I think, maybe, the reason I was confused about hope (other than the idiom) is because of the Bible verse sited above. It's right next to faith and love. Faith, I thought growing up, was the belief in something without evidence (though I don't hold to that definition anymore). Love? Love the unlovable. Love is most pure when given when there is no evidence that love is deserved.

Next to those two words, it makes sense that hope is the feeling that what is wanted can be had when there is no evidence that it can be had, often times when there is evidence that it cannot be had. That seems more powerful to me. Hope against hope is more real than simple hope. It's perhaps more foolish as well, but has more of a stake in the real world.

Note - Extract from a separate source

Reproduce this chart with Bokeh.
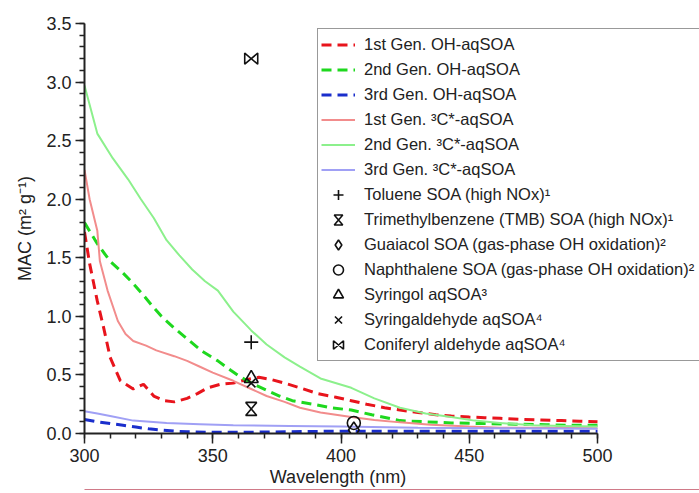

Hope givers are there to give a reason to believe that everything is going to be okay. I guess I can see that being extremely valuable and worth basing an entire genre on. I think it's slightly disingenuous though. Everything's not going to be okay. Not that it's going to be all misery either, necessarily, but superheroes (in real life) supply a false hope, or attempt to.

I don't know. For myself, hope doesn't seem as valuable when there is evidence to support positive outcomes. That seems to me to be simply looking at how things are and predicting outcomes. My house is on fire. I am tense. I see the firetruck. I am relieved. It's natural. The firetruck brings hope, but the evidence based kind. The hope that all of my journals are going to be left completely intact, the unfounded hope, that seems like a feeling more worth writing about, rarer, filled with more mystery and shine.

It's dumber, sure, but in those kinds of situations I thought that's what people looked for. Solace, even if it is a tree rooted in magma.

Romantic love is written about often. This evidence based hope is written about often. I think, though, that  the more interesting aspects of hope and love, are the ones unbased. The ones where rationality is often sacrificed at the foot of hope or love, so that they may persist. So that we may persist.